CONCLUSION AND FUTURE WORK
In internet applications, web services implement the reusability of the software. In this study, we use UML to describe the semantic web service description in OWL-S and we implement the MDA-based semantic web services composition. Present method can improve the development efficiency of semantic web services, the system usability and practicality. In MDA based composition, UML models are translated into verifiable description in Promela language and the SPIN tool is used to verify these descriptions and to ensure the correctness of the dynamic combination process. Abstractly describing the semantic web services at a higher level is also more favorable for dynamic binding of web services which is the foundation f of composition web services. Besides, a matching method which defines different semantic similarity degrees and levels is proposed to improve the efficiency off the discovery and selection of web services. For semantic web service composition, verification and reusability, the model can meet customer requests at the greatest extent.

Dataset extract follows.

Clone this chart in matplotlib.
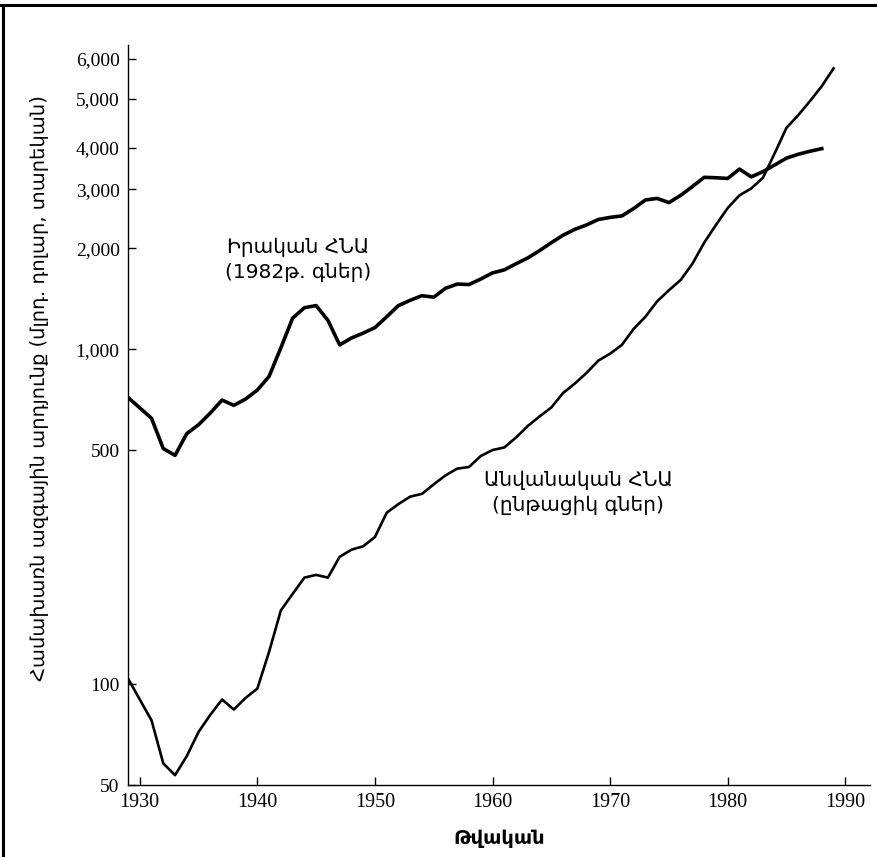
import numpy as np
import matplotlib
matplotlib.use("Agg")
import matplotlib.pyplot as plt
from matplotlib.ticker import FixedLocator, NullLocator
from matplotlib.lines import Line2D

# ---------------- data (billions of dollars) ----------------
years_real = list(range(1929, 1989))
real_gdp = [718, 668, 622, 505, 482, 560, 595, 645, 705, 680, 710, 755, 830, 1010,
            1238, 1330, 1350, 1220, 1030, 1080, 1117, 1160, 1250, 1350, 1400, 1445,
            1430, 1520, 1565, 1560, 1620, 1690, 1725, 1800, 1873, 1970, 2080, 2190,
            2280, 2350, 2440, 2475, 2500, 2630, 2790, 2820, 2740, 2880, 3060, 3260,
            3250, 3235, 3450, 3270, 3390, 3550, 3720, 3820, 3900, 3970]

years_nom = list(range(1929, 1990))
nominal_gdp = [104, 90, 78, 58, 53.5, 61, 72, 81, 90, 84, 91, 97, 125, 166, 186, 208,
               212, 208, 240, 252, 258, 275, 325, 345, 363, 370, 395, 420, 440, 445,
               480, 500, 509, 545, 590, 630, 670, 740, 790, 850, 925, 970, 1030, 1150,
               1250, 1390, 1500, 1610, 1800, 2080, 2350, 2640, 2880, 3020, 3250, 3850,
               4380, 4640, 4950, 5300, 5750]

y_ticks = [50, 100, 500, 1000, 2000, 3000, 4000, 5000, 6000]
y_tick_labels = ["50", "100", "500", "1,000", "2,000", "3,000", "4,000", "5,000", "6,000"]
x_ticks = [1930, 1940, 1950, 1960, 1970, 1980, 1990]

label_real = "Իրական ՀՆԱ\n(1982թ. գներ)"
label_nom = "Անվանական ՀՆԱ\n(ընթացիկ գներ)"
x_title = "Թվական"
y_title = "Համախառն ազգային արդյունք (մլրդ. դոլար, տարեկան)"

# ---------------- scale: logarithmic, stretched above 4,000 as in the original ----------------
BREAK = 4000.0
STRETCH = 1.5


def fwd(v):
    v = np.clip(np.asarray(v, dtype=float), 1e-6, None)
    lv = np.log10(v)
    lb = np.log10(BREAK)
    return np.where(lv <= lb, lv, lb + STRETCH * (lv - lb))


def inv(t):
    t = np.asarray(t, dtype=float)
    lb = np.log10(BREAK)
    return np.where(t <= lb, 10 ** t, 10 ** (lb + (t - lb) / STRETCH))


plt.rcParams['font.family'] = ['DejaVu Sans']

fig = plt.figure(figsize=(8.78, 8.57), dpi=100)
ax = fig.add_axes([128 / 878, 72 / 857, 742 / 878, 740 / 857])

ax.plot(years_real, real_gdp, color="black", lw=2.6, solid_joinstyle="round")
ax.plot(years_nom, nominal_gdp, color="black", lw=1.9, solid_joinstyle="round")

ax.set_yscale("function", functions=(fwd, inv))
ax.set_ylim(50, 6400)
ax.set_xlim(1929, 1992.1)

ax.yaxis.set_major_locator(FixedLocator(y_ticks))
ax.yaxis.set_minor_locator(NullLocator())
ax.set_yticklabels(y_tick_labels, fontsize=14, family="Liberation Serif")
ax.set_xticks(x_ticks)
ax.set_xticklabels([str(x) for x in x_ticks], fontsize=14.5, family="Liberation Serif")
ax.tick_params(axis="both", direction="in", length=6, width=1, pad=6)

for s in ("top", "right"):
    ax.spines[s].set_visible(False)
ax.spines["left"].set_linewidth(1.0)
ax.spines["bottom"].set_linewidth(1.0)

ax.text(1943.5, 1850, label_real, ha="center", va="center", fontsize=14.5,
        linespacing=1.35)
ax.text(1967.3, 373, label_nom, ha="center", va="center", fontsize=14.5,
        linespacing=1.35)

ax.set_xlabel(x_title, fontsize=14, fontweight="bold", labelpad=12)
fig.text(40 / 878, 1 - 388 / 857, y_title, rotation=90, ha="center", va="center",
         fontsize=14)

# frame lines at the left and top of the page, as in the scan
fig.add_artist(Line2D([3 / 878, 3 / 878], [0, 1 - 5 / 857], color="black", lw=2.2,
                      transform=fig.transFigure))
fig.add_artist(Line2D([0, 1], [1 - 5 / 857, 1 - 5 / 857], color="black", lw=2.2,
                      transform=fig.transFigure))

fig.savefig("out.png", dpi=100, facecolor="white")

We will improve the target ontology further and expand the intelligent composition algorithm adaptability. The dynamic adaptive method will be adopted to obtain the weight value (Yang et al., 2005). In addition, further study will be carried on web services verification methods, scheduling and implementation algorithms and reducing the computational complexity further.
ACKNOWLEDGMENT
This research is sponsored by the National Science Foundation of China NSFC under the Grant No. 60803162, 60673170 and 60773118.